### Job
Leave out the pictures and set down exactly the lines from the start of the listing through the one with "const font = 'Liberation", both included.

### Data section
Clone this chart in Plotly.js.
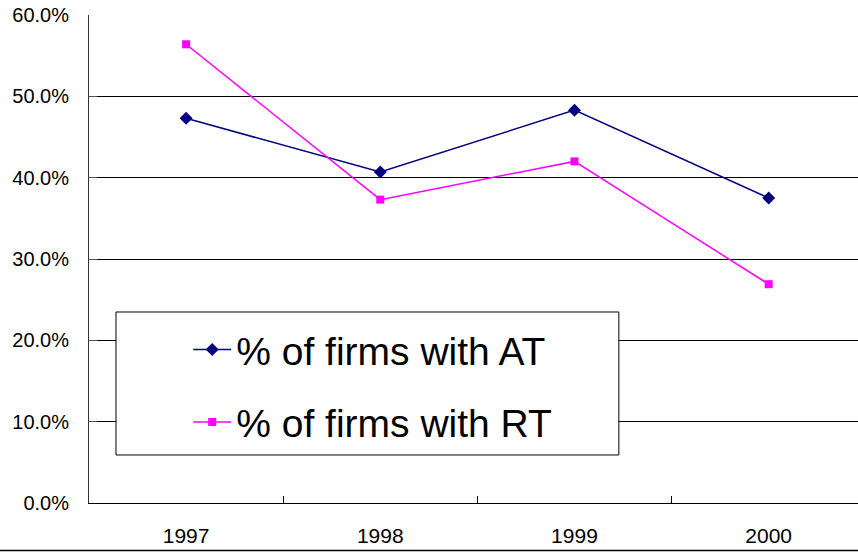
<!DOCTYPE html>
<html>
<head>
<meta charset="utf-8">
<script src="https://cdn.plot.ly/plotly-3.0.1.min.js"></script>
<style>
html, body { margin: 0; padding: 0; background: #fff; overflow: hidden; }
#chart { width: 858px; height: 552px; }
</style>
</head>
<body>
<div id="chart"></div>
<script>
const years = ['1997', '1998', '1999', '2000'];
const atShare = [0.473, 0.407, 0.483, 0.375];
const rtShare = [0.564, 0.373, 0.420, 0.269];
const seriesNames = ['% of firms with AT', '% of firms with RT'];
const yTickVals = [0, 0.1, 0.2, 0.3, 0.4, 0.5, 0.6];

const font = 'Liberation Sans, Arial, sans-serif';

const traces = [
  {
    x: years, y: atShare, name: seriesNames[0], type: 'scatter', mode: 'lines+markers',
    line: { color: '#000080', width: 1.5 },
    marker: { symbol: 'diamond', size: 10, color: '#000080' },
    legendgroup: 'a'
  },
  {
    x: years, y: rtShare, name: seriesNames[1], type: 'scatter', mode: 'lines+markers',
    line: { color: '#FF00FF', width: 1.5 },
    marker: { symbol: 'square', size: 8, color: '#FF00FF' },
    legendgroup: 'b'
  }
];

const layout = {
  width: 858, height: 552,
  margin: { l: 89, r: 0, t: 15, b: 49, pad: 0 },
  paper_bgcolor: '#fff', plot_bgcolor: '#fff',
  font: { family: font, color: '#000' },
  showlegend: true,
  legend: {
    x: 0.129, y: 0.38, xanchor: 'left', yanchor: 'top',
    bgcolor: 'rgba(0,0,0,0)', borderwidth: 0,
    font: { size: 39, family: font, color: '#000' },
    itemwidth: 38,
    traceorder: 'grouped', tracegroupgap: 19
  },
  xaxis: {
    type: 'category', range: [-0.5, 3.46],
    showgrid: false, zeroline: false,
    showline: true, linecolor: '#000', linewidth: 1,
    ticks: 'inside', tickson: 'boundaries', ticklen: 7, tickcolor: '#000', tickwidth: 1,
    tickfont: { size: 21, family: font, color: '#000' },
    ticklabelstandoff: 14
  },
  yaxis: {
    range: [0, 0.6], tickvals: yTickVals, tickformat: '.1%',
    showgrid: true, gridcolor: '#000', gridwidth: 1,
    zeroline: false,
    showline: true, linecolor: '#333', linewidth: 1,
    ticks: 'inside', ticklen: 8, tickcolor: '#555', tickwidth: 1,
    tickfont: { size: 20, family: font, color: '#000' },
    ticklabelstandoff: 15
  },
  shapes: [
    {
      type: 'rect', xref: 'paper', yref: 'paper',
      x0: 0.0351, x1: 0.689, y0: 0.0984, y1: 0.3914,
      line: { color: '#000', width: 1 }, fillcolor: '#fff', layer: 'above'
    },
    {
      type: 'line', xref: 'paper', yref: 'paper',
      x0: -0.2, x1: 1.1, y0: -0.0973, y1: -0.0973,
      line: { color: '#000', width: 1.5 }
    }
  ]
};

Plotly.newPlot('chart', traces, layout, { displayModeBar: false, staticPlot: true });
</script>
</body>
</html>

### Exercise solution
Clone this chart in Plotly.js.
<!DOCTYPE html>
<html>
<head>
<meta charset="utf-8">
<script src="https://cdn.plot.ly/plotly-3.0.1.min.js"></script>
<style>
html, body { margin: 0; padding: 0; background: #fff; overflow: hidden; }
#chart { width: 858px; height: 552px; }
</style>
</head>
<body>
<div id="chart"></div>
<script>
const years = ['1997', '1998', '1999', '2000'];
const atShare = [0.473, 0.407, 0.483, 0.375];
const rtShare = [0.564, 0.373, 0.420, 0.269];
const seriesNames = ['% of firms with AT', '% of firms with RT'];
const yTickVals = [0, 0.1, 0.2, 0.3, 0.4, 0.5, 0.6];

const font = 'Liberation Sans, Arial, sans-serif';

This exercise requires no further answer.